- Born: 1951 Mecca, Saudi Arabia
- Died: December 6, 2024

= Adnan Mohammed Al-Wazzan =

Adnan Mohammed Al-Wazzan (1951 – December 6, 2024) was a Saudi professor of Comparative English Literature.

==Life==
Al-Wazzan was born in Mecca in 1951. He earned a BA in English Language and Literature from King Abdulaziz University in 1974, and a PhD in Comparative Literature from the University of Edinburgh in 1981. He also received a postdoctoral fellowship from the same university in 1991.

Al-Wazzan worked in Saudi Arabian academia for nearly 30 years, spending most of that time in the Department of English at Umm Al-Qura University in Mecca, where he became a professor of Comparative English Literature. He also served as the university's Dean of University Studies for Women, and as Director of the Research Center for Social Studies at the Research Institute of Umm Al-Qura University. He was a rector of the university from 2007 to 2009.

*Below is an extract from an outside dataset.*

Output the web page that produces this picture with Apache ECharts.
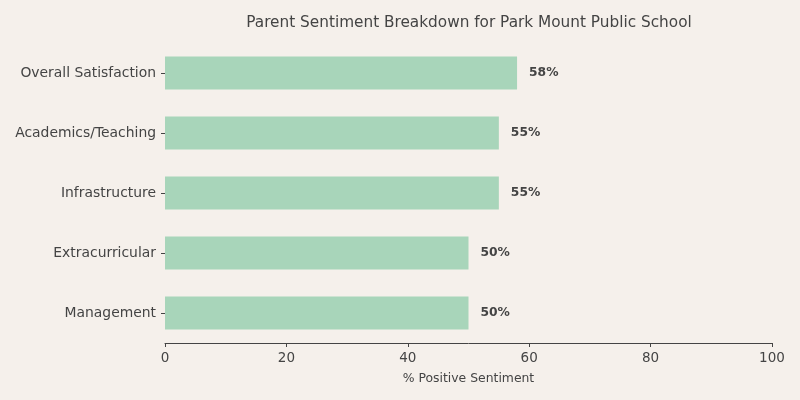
<!DOCTYPE html>
<html><head><meta charset="utf-8">
<script src="https://cdn.jsdelivr.net/npm/echarts@6/dist/echarts.min.js"></script>
<style>html,body{margin:0;padding:0;background:#f5f0eb;}#c{width:800px;height:400px;}</style>
</head><body><div id="c"></div>
<script>
const categories = ["Overall Satisfaction","Academics/Teaching","Infrastructure","Extracurricular","Management"];
const values = [58,55,55,50,50];
const xTicks = [0,20,40,60,80,100];
const chart = echarts.init(document.getElementById('c'));
const font = 'DejaVu Sans';
chart.setOption({
  backgroundColor:'#f5f0eb',
  animation:false,
  title:{text:'Parent Sentiment Breakdown for Park Mount Public School',left:464,top:11,textAlign:'center',
    textStyle:{fontFamily:font,fontSize:15.3,fontWeight:'normal',color:'#444444'}},
  grid:{left:165,right:28,top:43,height:300},
  xAxis:{type:'value',min:xTicks[0],max:xTicks[xTicks.length-1],interval:20,
    name:'% Positive Sentiment',nameLocation:'middle',nameGap:30,
    nameTextStyle:{fontFamily:font,fontSize:12.4,color:'#444444'},
    axisLine:{show:true,lineStyle:{color:'#444444',width:1}},
    axisTick:{show:true,length:4,lineStyle:{color:'#444444'}},
    axisLabel:{fontFamily:font,fontSize:13.5,color:'#444444',margin:8},
    splitLine:{show:false}},
  yAxis:{type:'category',data:categories,inverse:true,
    axisLine:{show:false},
    axisTick:{show:true,alignWithLabel:true,length:4,lineStyle:{color:'#444444'}},
    axisLabel:{fontFamily:font,fontSize:13.9,color:'#444444',margin:9,padding:[2,0,0,0]}},
  series:[{type:'bar',data:values,barWidth:33,itemStyle:{color:'#a8d5ba'},
    label:{show:true,position:'right',distance:12,formatter:p=>p.value+'%',
      fontFamily:font,fontSize:12.3,fontWeight:'bold',color:'#444444'}}]
});
</script></body></html>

Outside of academics, he was an Under-Secretary of the Ministry of Religious Affairs, Endowments, Guidance and Da’wa and Advisor to the Minister, a member of the Council of Saudi Arabian General Commission for Tourism and Monuments, a member of the Saudi Arabian Consultative Council (2006-2008), and a part-time council member of Saudi Arabia’s Human Rights Commission.

He was awarded the King Faisal International Prize for Islamic Studies in 2012 "for his highly authoritative, Arabic encyclopedia of human rights in Islam and its attributes in Saudi Arabia," a work spanning eight volumes.

He died on Friday, December 6, 2024.